Heartland employs 75 people, which will double after the new land is taken on. Tractor drivers earn an average monthly wage of $410, slightly more than on neighboring farms. Employees can receive bonuses of up to 25 percent monthly and work year-round, where before they were laid off in winter.

Willows also recognized the need to stamp out drunkenness, the scourge of farm laborers throughout Russia. Workers are docked half a month's wages for being drunk on the job.

"We understand life can be tough in the villages. But if you're drunk at work a second time, you're fired."

Eight combine harvesters, each worth $350,000, sit in a wheat field as harvest time approaches, their drivers crouch nearby smoking cigarettes as pop music blasts from the cabs.

In another field, Alexander Molostvov, 22, starts his 12-hour shift plowing derelict land for winter sowing.

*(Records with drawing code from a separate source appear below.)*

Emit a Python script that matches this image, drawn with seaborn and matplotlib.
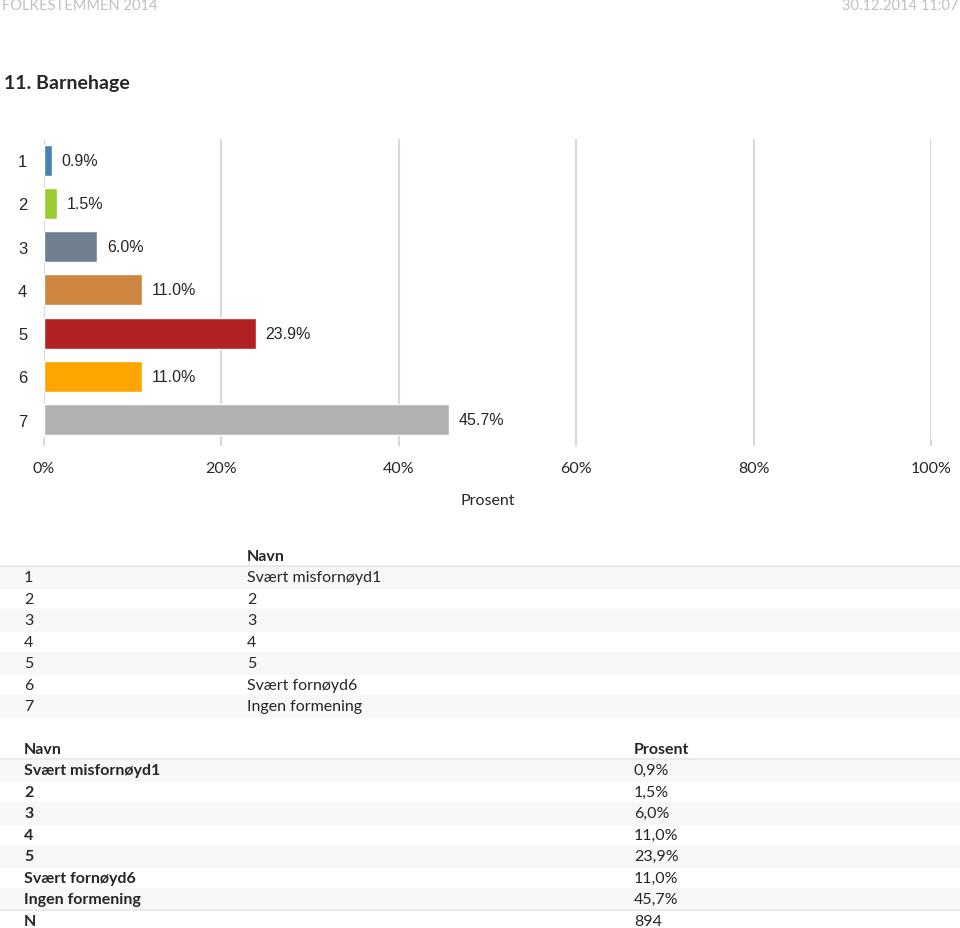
import pandas as pd
import seaborn as sns
import matplotlib.pyplot as plt
from matplotlib.patches import Rectangle

# data
kategorier = ["1", "2", "3", "4", "5", "6", "7"]
prosent = [0.9, 1.5, 6.0, 11.0, 23.9, 11.0, 45.7]
navn = ["Svært misfornøyd1", "2", "3", "4", "5", "Svært fornøyd6", "Ingen formening"]
prosent_tekst = ["0,9%", "1,5%", "6,0%", "11,0%", "23,9%", "11,0%", "45,7%"]
antall_n = "894"
farger = ["#4682B4", "#9ACD32", "#708090", "#CD853F", "#B22222", "#FFA500", "#B2B2B2"]
xticks = [0, 20, 40, 60, 80, 100]

sns.set_theme(style="white")
plt.rcParams["font.family"] = ["Lato", "DejaVu Sans"]

W, H = 960, 929
fig = plt.figure(figsize=(W / 100, H / 100), dpi=100)

def fx(px):
    return px / W

def fy(py):
    return 1 - py / H

# header
fig.text(fx(2), fy(6), "FOLKESTEMMEN 2014", color="#c0c0c0", fontsize=10.5, va="center")
fig.text(fx(958), fy(6), "30.12.2014 11:07", color="#c0c0c0", fontsize=10.5, va="center", ha="right")
fig.text(fx(4), fy(84), "11. Barnehage", fontsize=14, fontweight="bold", va="center")

# bar chart
ax = fig.add_axes([fx(44), fy(440), fx(931) - fx(44), fy(140) - fy(440)])
df = pd.DataFrame({"kat": kategorier, "prosent": prosent})
sns.barplot(data=df, x="prosent", y="kat", hue="kat", palette=farger, orient="h",
            width=0.72, legend=False, ax=ax, saturation=1)
ax.set_xlim(0, 100)
ax.set_ylim(6.45, -0.49)
for s in ax.spines.values():
    s.set_visible(False)
for t in xticks:
    ax.axvline(t, color="#d9d9d9", lw=1.5, zorder=0)
ax.set_xticks(xticks)
ax.set_xticklabels([f"{t}%" for t in xticks], fontsize=11.5)
ax.tick_params(axis="x", length=5, color="#d9d9d9", width=1.5, pad=11, bottom=True)
ax.tick_params(axis="y", length=0, pad=12)
for lab in ax.get_yticklabels():
    lab.set_family("Liberation Sans")
    lab.set_fontsize(12)
ax.set_xlabel("Prosent", fontsize=11.5, labelpad=13)
ax.set_ylabel("")
for cont in ax.containers:
    ax.bar_label(cont, labels=[f"{v:.1f}%" for v in cont.datavalues], padding=7,
                 fontsize=11.5, family="Liberation Sans")

# table 1
def stripe(y0, y1):
    fig.patches.append(Rectangle((0, fy(y1)), 1, fy(y0) - fy(y1), transform=fig.transFigure,
                                 color="#f7f7f7", zorder=0))

def hline(y):
    fig.add_artist(plt.Line2D([0, 1], [fy(y), fy(y)], transform=fig.transFigure,
                              color="#e8e8e8", lw=1.2))

fs = 11.5
fig.text(fx(247), fy(557), "Navn", fontsize=fs, fontweight="bold", va="center")
hline(567)
rad_y = [578, 600, 621, 643, 664, 686, 707]
for i, (k, n) in enumerate(zip(kategorier, navn)):
    if i % 2 == 0:
        stripe(rad_y[i] - 11, rad_y[i] + 11)
    fig.text(fx(24), fy(rad_y[i]), k, fontsize=fs, va="center")
    fig.text(fx(247), fy(rad_y[i]), n, fontsize=fs, va="center")

# table 2
fig.text(fx(24), fy(750), "Navn", fontsize=fs, fontweight="bold", va="center")
fig.text(fx(634), fy(750), "Prosent", fontsize=fs, fontweight="bold", va="center")
hline(760)
rad_y2 = [771, 793, 814, 836, 857, 879, 900]
for i, (n, p) in enumerate(zip(navn, prosent_tekst)):
    if i % 2 == 0:
        stripe(rad_y2[i] - 11, rad_y2[i] + 11)
    fig.text(fx(24), fy(rad_y2[i]), n, fontsize=fs, fontweight="bold", va="center")
    fig.text(fx(634), fy(rad_y2[i]), p, fontsize=fs, va="center")
hline(911)
fig.text(fx(24), fy(922), "N", fontsize=fs, fontweight="bold", va="center")
fig.text(fx(634), fy(922), antall_n, fontsize=fs, va="center")

fig.savefig("out.png", dpi=100, facecolor="white")
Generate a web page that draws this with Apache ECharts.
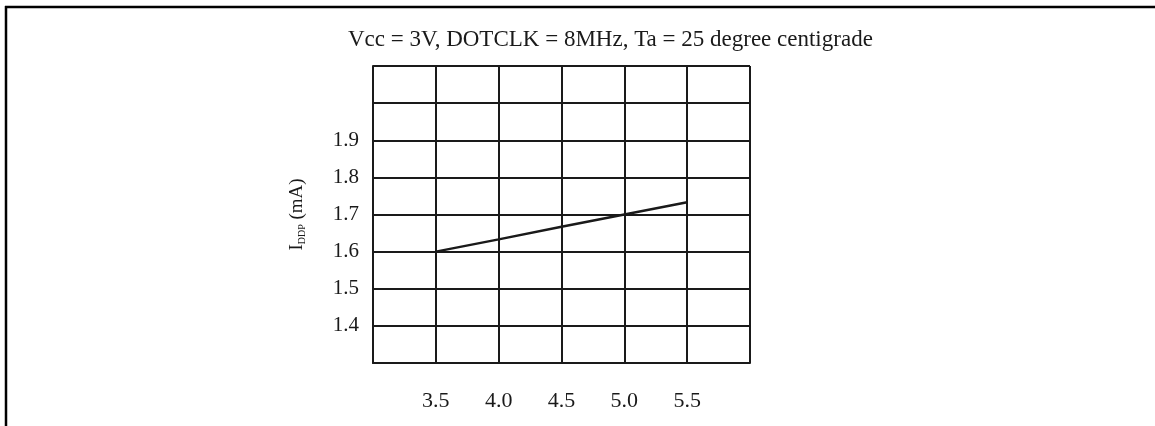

"When I was a kid this was a collective farm. We are preparing it again for planting. Wheat, maize -- it's all very profitable now," he says at the helm of a GPS-guided tractor.

Older workers, who remember the collective farms, appreciate the modern farming methods.

"We didn't work the land with trade in mind. Now we work with accounts, with plans," Vasily Nadeyev, Heartland's chief agronomist, says as he checks grain samples for moisture.

Half of Heartland's produce is contracted to multinational companies with a presence in Russia. The company was the first to supply malting barley to Sun Interbrew's brewery. Now seven Penza region farmers are doing so.

"The difference is European management and technique," says Willows. "It's difficult to introduce, but worthwhile in the end."